Moderne dans son propos et ses ambitions, le show veut parler à tout le monde, les anciens fans comme les nouveaux venus. Ce qui a forcé l'équipe à utiliser une construction sérielle contemporaine : finie l'époque où une intrigue trouvait sa conclusion à la fin de l'épisode de la semaine, Star Trek : Discovery vise logiquement une narration étalée sur la totalité de sa première saison de quinze épisodes. Anthony Rapp, qui joue le scientifique Paul Stamets, évoque une "ère différente du storytelling. Notre série permet de voir nos personnages évoluer, dont celui de Sonequa. Ce qui reste des anciennes séries, c'est un regard intelligent sur la société, le mystère de l'univers et l'espoir d'une découverte importante. Et sur le chemin, il y a des conflits".

Des Klingons principalement, dont le vaisseau-cathédrale est directement inspiré du travail de Gaudí. Mettre les pieds à l'intérieur, c'est se retrouver projeté dans une version steampunk-SF de la Sagrada Família. Bluffant. "Il y a 24 maisons de Klingons, et toutes sont très différentes", reprend Ted Sullivan. "Avant, les aliens étaient toujours les mêmes. Là on observe des croyances très différentes, des gens qui sont à l'opposé les uns des autres, avec leurs planètes, leurs cultures et leurs physiques différents".

Une notion de mélange des cultures qui reste chevillée au corps de Star Trek. Discovery ne fera évidemment pas exception et explorera en profondeur les interactions entre les membres de l'équipage et les extraterrestres. Sonequa Martin-Green : "La différence, c'est qu'on vit ça de l'intérieur aussi, au coeur de Starfleet. Quels sont les fondamentaux dans nos cultures qui nous permettent de vivre ensemble ? On ne peut comprendre les autres que quand on se comprend soi-même. Et c'est quelque chose qui, à mon avis, nous parle très clairement, SURTOUT avec le climat socio-politique actuel !


Un enjeu mondial

Diffusée outre-Atlantique sur CBS All Access (la plateforme numérique de la chaîne) et pratiquement partout ailleurs sur Netflix, la série aurait très bien pu être proposée directement en intégralité.
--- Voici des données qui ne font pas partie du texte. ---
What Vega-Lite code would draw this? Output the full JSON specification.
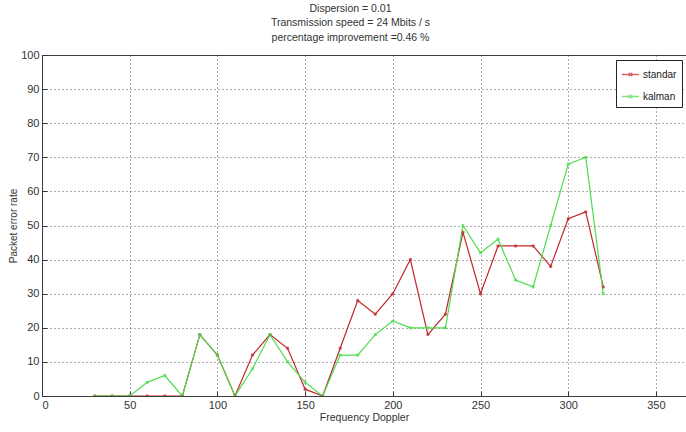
{
  "$schema": "https://vega.github.io/schema/vega-lite/v6.json",
  "width": 649,
  "height": 341,
  "padding": {"left": 42, "top": 55, "right": 0, "bottom": 36},
  "autosize": {"type": "none"},
  "background": "white",
  "config": {
    "font": "Liberation Sans, sans-serif",
    "view": {"stroke": "#444", "strokeWidth": 1}
  },
  "title": {
    "text": ["Dispersion = 0.01", "Transmission speed = 24 Mbits / s", "percentage improvement =0.46  %"],
    "fontSize": 10.5,
    "fontWeight": "normal",
    "color": "#333",
    "lineHeight": 14.5,
    "anchor": "middle",
    "dx": -16,
    "offset": 6,
    "font": "Liberation Sans, sans-serif"
  },
  "data": {
    "values": [
      {"f": 30, "s": "standar", "v": 0}, {"f": 40, "s": "standar", "v": 0}, {"f": 50, "s": "standar", "v": 0},
      {"f": 60, "s": "standar", "v": 0}, {"f": 70, "s": "standar", "v": 0}, {"f": 80, "s": "standar", "v": 0},
      {"f": 90, "s": "standar", "v": 18}, {"f": 100, "s": "standar", "v": 12}, {"f": 110, "s": "standar", "v": 0},
      {"f": 120, "s": "standar", "v": 12}, {"f": 130, "s": "standar", "v": 18}, {"f": 140, "s": "standar", "v": 14},
      {"f": 150, "s": "standar", "v": 2}, {"f": 160, "s": "standar", "v": 0}, {"f": 170, "s": "standar", "v": 14},
      {"f": 180, "s": "standar", "v": 28}, {"f": 190, "s": "standar", "v": 24}, {"f": 200, "s": "standar", "v": 30},
      {"f": 210, "s": "standar", "v": 40}, {"f": 220, "s": "standar", "v": 18}, {"f": 230, "s": "standar", "v": 24},
      {"f": 240, "s": "standar", "v": 48}, {"f": 250, "s": "standar", "v": 30}, {"f": 260, "s": "standar", "v": 44},
      {"f": 270, "s": "standar", "v": 44}, {"f": 280, "s": "standar", "v": 44}, {"f": 290, "s": "standar", "v": 38},
      {"f": 300, "s": "standar", "v": 52}, {"f": 310, "s": "standar", "v": 54}, {"f": 320, "s": "standar", "v": 32},
      {"f": 30, "s": "kalman", "v": 0}, {"f": 40, "s": "kalman", "v": 0}, {"f": 50, "s": "kalman", "v": 0},
      {"f": 60, "s": "kalman", "v": 4}, {"f": 70, "s": "kalman", "v": 6}, {"f": 80, "s": "kalman", "v": 0},
      {"f": 90, "s": "kalman", "v": 18}, {"f": 100, "s": "kalman", "v": 12}, {"f": 110, "s": "kalman", "v": 0},
      {"f": 120, "s": "kalman", "v": 8}, {"f": 130, "s": "kalman", "v": 18}, {"f": 140, "s": "kalman", "v": 10},
      {"f": 150, "s": "kalman", "v": 4}, {"f": 160, "s": "kalman", "v": 0}, {"f": 170, "s": "kalman", "v": 12},
      {"f": 180, "s": "kalman", "v": 12}, {"f": 190, "s": "kalman", "v": 18}, {"f": 200, "s": "kalman", "v": 22},
      {"f": 210, "s": "kalman", "v": 20}, {"f": 220, "s": "kalman", "v": 20}, {"f": 230, "s": "kalman", "v": 20},
      {"f": 240, "s": "kalman", "v": 50}, {"f": 250, "s": "kalman", "v": 42}, {"f": 260, "s": "kalman", "v": 46},
      {"f": 270, "s": "kalman", "v": 34}, {"f": 280, "s": "kalman", "v": 32}, {"f": 290, "s": "kalman", "v": 50},
      {"f": 300, "s": "kalman", "v": 68}, {"f": 310, "s": "kalman", "v": 70}, {"f": 320, "s": "kalman", "v": 30}
    ]
  },
  "encoding": {
    "x": {
      "field": "f", "type": "quantitative",
      "scale": {"domain": [0, 370], "nice": false, "zero": false},
      "axis": {
        "title": "Frequency Doppler", "values": [0, 50, 100, 150, 200, 250, 300, 350],
        "grid": true, "gridDash": [1, 3], "gridColor": "#222", "gridOpacity": 0.75,
        "tickSize": -5, "tickColor": "#333", "labelPadding": 8, "domain": false,
        "labelFontSize": 11, "labelColor": "#333", "titleFontSize": 10.5, "titleFontWeight": "normal",
        "titleColor": "#333", "titlePadding": 2, "titleX": 322
      }
    },
    "y": {
      "field": "v", "type": "quantitative",
      "scale": {"domain": [0, 100], "nice": false},
      "axis": {
        "title": "Packet error rate", "values": [0, 10, 20, 30, 40, 50, 60, 70, 80, 90, 100],
        "grid": true, "gridDash": [1, 3], "gridColor": "#222", "gridOpacity": 0.75,
        "tickSize": -5, "tickColor": "#333", "labelPadding": 8, "domain": false,
        "labelFontSize": 11, "labelColor": "#333", "titleFontSize": 10, "titleFontWeight": "normal",
        "titleColor": "#333", "titleX": -24
      }
    },
    "color": {
      "field": "s", "type": "nominal",
      "scale": {"domain": ["standar", "kalman"], "range": ["#c0282e", "#4fdc4f"]},
      "legend": {
        "title": null, "orient": "none", "legendX": 574, "legendY": 5,
        "fillColor": "white", "strokeColor": "#222", "padding": 5,
        "symbolType": "M-1,0H1M-0.2,-0.2L0.2,0.2M-0.2,0.2L0.2,-0.2",
        "symbolSize": 300, "symbolStrokeWidth": 1.3, "labelFontSize": 10, "labelColor": "#222",
        "rowPadding": 7, "labelOffset": 3
      }
    }
  },
  "layer": [
    {"mark": {"type": "line", "strokeWidth": 1.2, "clip": true}, "encoding": {"detail": {"field": "s"}}},
    {"mark": {"type": "point", "shape": "circle", "filled": true, "size": 12, "clip": true}, "transform": [{"filter": "datum.s === 'standar'"}]},
    {"mark": {"type": "point", "shape": "cross", "angle": 45, "filled": true, "size": 14, "clip": true}, "transform": [{"filter": "datum.s === 'kalman'"}]}
  ]
}
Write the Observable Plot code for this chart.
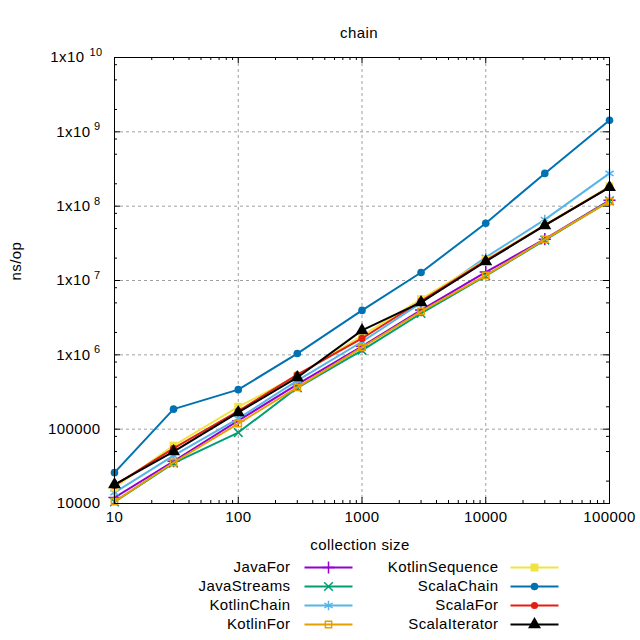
<!DOCTYPE html>
<html><head><meta charset="utf-8">
<script src="https://cdn.jsdelivr.net/npm/d3@7"></script>
<script src="https://cdn.jsdelivr.net/npm/@observablehq/plot@0.6"></script>
<style>
body{margin:0;background:#fff;}
#chart{width:640px;height:640px;position:relative;background:#fff;}
svg{display:block;}
</style></head><body><div id="chart"></div>
<script>
// ---- data ----
const sizes = [10, 30, 100, 300, 1000, 3000, 10000, 30000, 100000];
const seriesNames = ["JavaFor","JavaStreams","KotlinChain","KotlinFor","KotlinSequence","ScalaChain","ScalaFor","ScalaIterator"];
const javaFor        = [1.2e4, 3.7e4, 1.3e5, 4.0e5, 1.3e6, 4.0e6, 1.3e7, 3.6e7, 1.2e8];
const javaStreams    = [1.05e4, 3.5e4, 9.0e4, 3.6e5, 1.15e6, 3.6e6, 1.15e7, 3.5e7, 1.18e8];
const kotlinChain    = [1.4e4, 4.4e4, 1.39e5, 4.5e5, 1.5e6, 5.0e6, 2.05e7, 6.6e7, 2.76e8];
const kotlinFor      = [1.06e4, 3.56e4, 1.19e5, 3.64e5, 1.26e6, 3.84e6, 1.17e7, 3.57e7, 1.16e8];
const kotlinSequence = [1.64e4, 6.0e4, 2.0e5, 5.2e5, 1.8e6, 5.6e6, 1.9e7, 5.6e7, 1.85e8];
const scalaChain     = [2.6e4, 1.86e5, 3.4e5, 1.04e6, 3.96e6, 1.28e7, 5.9e7, 2.76e8, 1.43e9];
const scalaFor       = [1.75e4, 5.5e4, 1.75e5, 5.4e5, 1.66e6, 5.3e6, 1.85e7, 5.5e7, 1.8e8];
const scalaIterator  = [1.8e4, 5.0e4, 1.68e5, 4.96e5, 2.13e6, 5.07e6, 1.8e7, 5.5e7, 1.79e8];
const seriesValues = [javaFor, javaStreams, kotlinChain, kotlinFor, kotlinSequence, scalaChain, scalaFor, scalaIterator];

const xMajor = [10, 100, 1000, 10000, 100000];
const xTickLabels = ["10", "100", "1000", "10000", "100000"];
const yMajor = [1e4, 1e5, 1e6, 1e7, 1e8, 1e9, 1e10];
const yTickBase = ["10000", "100000", "1x10", "1x10", "1x10", "1x10", "1x10"];
const yTickExp  = ["", "", "6", "7", "8", "9", "10"];

const titleText = "chain";
const xLabel = "collection size";
const yLabel = "ns/op";

// ---- styles ----
const colors  = ["#9400d3","#009e73","#56b4e9","#e69f00","#f0e442","#0072b2","#e51e10","#000000"];
const symbols = ["plus","times","asterisk","square2","square","circle","circle","triangle"];
const filled  = [false,false,false,false,true,true,true,true];
const radii   = [4,4,4.5,4,4.5,3.8,3.6,4.8];
const FONT = "Liberation Sans, Arial, sans-serif";
const FS = 15;

const xMinor = d3.range(1, 5).flatMap(e => d3.range(2, 10).map(m => m * 10 ** e));
const yMinor = d3.range(4, 10).flatMap(e => [2, 5, 8].map(m => m * 10 ** e));

const table = seriesNames.flatMap((name, i) => sizes.map((s, j) => ({series: name, idx: i, size: s, value: seriesValues[i][j]})));

const W = 640, H = 560;
const mL = 114, mR = 31, mT = 57, mB = 57;
const pw = W - mL - mR, ph = H - mT - mB;
const majLen = 6, minLen = 3;

function dotStyle(i) {
  return filled[i]
    ? {fill: colors[i], stroke: "none", symbol: symbols[i], r: radii[i]}
    : {fill: "none", stroke: colors[i], strokeWidth: 1.5, symbol: symbols[i], r: radii[i]};
}

const marks = [];
// grid
marks.push(Plot.ruleX(xMajor.slice(1, -1), {x: d => d, stroke: "#a0a0a0", strokeWidth: 1, strokeDasharray: "3,3"}));
marks.push(Plot.ruleY(yMajor.slice(1, -1), {y: d => d, stroke: "#a0a0a0", strokeWidth: 1, strokeDasharray: "3,3"}));
// ticks (inward, mirrored)
marks.push(Plot.tickX(xMajor, {x: d => d, stroke: "black", insetTop: ph - majLen}));
marks.push(Plot.tickX(xMajor, {x: d => d, stroke: "black", insetBottom: ph - majLen}));
marks.push(Plot.tickX(xMinor, {x: d => d, stroke: "black", insetTop: ph - minLen}));
marks.push(Plot.tickX(xMinor, {x: d => d, stroke: "black", insetBottom: ph - minLen}));
marks.push(Plot.tickY(yMajor, {y: d => d, stroke: "black", insetRight: pw - majLen}));
marks.push(Plot.tickY(yMajor, {y: d => d, stroke: "black", insetLeft: pw - majLen}));
marks.push(Plot.tickY(yMinor, {y: d => d, stroke: "black", insetRight: pw - minLen}));
marks.push(Plot.tickY(yMinor, {y: d => d, stroke: "black", insetLeft: pw - minLen}));
// series
seriesNames.forEach((name, i) => {
  const rows = table.filter(d => d.idx === i);
  marks.push(Plot.line(rows, {x: "size", y: "value", stroke: colors[i], strokeWidth: 2}));
  marks.push(Plot.dot(rows, {x: "size", y: "value", ...dotStyle(i)}));
});
marks.push(Plot.frame({stroke: "black", strokeWidth: 1}));
// tick labels
marks.push(Plot.text(xMajor, {x: d => d, frameAnchor: "bottom", dy: 18, text: (d, i) => xTickLabels[i], fontSize: FS, fontFamily: FONT, fill: "black"}));
const yIdx = d3.range(yMajor.length);
marks.push(Plot.text(yIdx.filter(i => yTickExp[i] === ""), {y: i => yMajor[i], frameAnchor: "left", dx: -14, textAnchor: "end", text: i => yTickBase[i], fontSize: FS, fontFamily: FONT, fill: "black"}));
marks.push(Plot.text(yIdx.filter(i => yTickExp[i].length === 1), {y: i => yMajor[i], frameAnchor: "left", dx: -14, dy: -5, textAnchor: "end", text: i => yTickExp[i], fontSize: 11, fontFamily: FONT, fill: "black"}));
marks.push(Plot.text(yIdx.filter(i => yTickExp[i].length === 1), {y: i => yMajor[i], frameAnchor: "left", dx: -24, textAnchor: "end", text: i => yTickBase[i], fontSize: FS, fontFamily: FONT, fill: "black"}));
marks.push(Plot.text(yIdx.filter(i => yTickExp[i].length === 2), {y: i => yMajor[i], frameAnchor: "left", dx: -12, dy: -5, textAnchor: "end", text: i => yTickExp[i], fontSize: 11, fontFamily: FONT, fill: "black"}));
marks.push(Plot.text(yIdx.filter(i => yTickExp[i].length === 2), {y: i => yMajor[i], frameAnchor: "left", dx: -30, textAnchor: "end", text: i => yTickBase[i], fontSize: FS, fontFamily: FONT, fill: "black"}));
// titles
marks.push(Plot.text([titleText], {frameAnchor: "top", dx: -3, dy: -30, text: d => d, fontSize: FS, fontFamily: FONT, fill: "black"}));
marks.push(Plot.text([xLabel], {frameAnchor: "bottom", dx: -2, dy: 46, text: d => d, fontSize: FS, fontFamily: FONT, fill: "black"}));
marks.push(Plot.text([yLabel], {frameAnchor: "left", dx: -98, rotate: -90, text: d => d, fontSize: FS, fontFamily: FONT, fill: "black"}));

const main = Plot.plot({
  width: W, height: H,
  marginLeft: mL, marginRight: mR, marginTop: mT, marginBottom: mB,
  x: {type: "log", domain: [10, 1e5], axis: null},
  y: {type: "log", domain: [1e4, 1e10], axis: null},
  style: {background: "white", overflow: "visible", letterSpacing: "0.4px"},
  marks
});

// ---- legend ----
const legRows = seriesNames.map((name, i) => {
  const col = i < 4 ? 0 : 1;
  const row = i % 4;
  const lx = col === 0 ? 290 : 498;
  const sx = col === 0 ? 304 : 510;
  return {name, i, tx: lx, x1: sx, x2: sx + 48, xm: sx + 24, y: 7 + 19 * row};
});
const legMarks = [
  Plot.text(legRows, {x: "tx", y: "y", text: "name", textAnchor: "end", fontSize: FS, fontFamily: FONT, fill: "black"})
];
legRows.forEach(r => {
  legMarks.push(Plot.link([r], {x1: "x1", x2: "x2", y1: "y", y2: "y", stroke: colors[r.i], strokeWidth: 2}));
  legMarks.push(Plot.dot([r], {x: "xm", y: "y", ...dotStyle(r.i)}));
});
const legend = Plot.plot({
  width: W, height: 80, margin: 0,
  x: {type: "identity", axis: null},
  y: {type: "identity", axis: null},
  style: {background: "white", overflow: "visible", letterSpacing: "0.4px"},
  marks: legMarks
});

const root = document.getElementById("chart");
root.appendChild(main);
root.appendChild(legend);
</script>
</body></html>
Mais la production a fait le choix d'une diffusion au goutte à goutte plus traditionnelle, semaine par semaine, à l'opposé du binge-watching : "Jason Isaacs m'a dit que quand il a fait The OA, après un mois la série commençait déjà à disparaître des écrans radars", explique Sullivan. "Je trouve que la vie de la série est plus excitante comme ça. On a la liberté du câble, avec la possibilité de raconter l'histoire à la longueur qu'on veut, sans limite de temps par épisode, et tout le bénéfice du semaine par semaine. On veut que les gens se demandent ce qui va se passer la prochaine fois. Et comme chacun de nos épisodes va se terminer avec un twist fou, Discovery s'y prête parfaitement".

Conscient que la fascination qu'exerce Star Trek aux États-Unis n'est pas égale partout dans le monde - la série peut facilement être vue comme typiquement américaine, avec l'obsession pour l'exploration en héritage de la construction même du pays -, il assure qu'il s'agit "d'une série diffusée mondialement et on l'a en permanence en tête. Nous sommes tous sur ce vaisseau qu'on appelle la planète Terre et qui se promène dans l'espace. L'enjeu, c'est arriver à s'entendre entre nous sur le pont. C'est ce dont parle le mieux Star Trek". Une vision qui colle parfaitement avec les valeurs philosophiques et humanistes de la série créée par Gene Roddenberry en 1966. La boucle est bouclée.

Star Trek : Discovery, un épisode chaque lundi sur Netflix à partir du 25 septembre.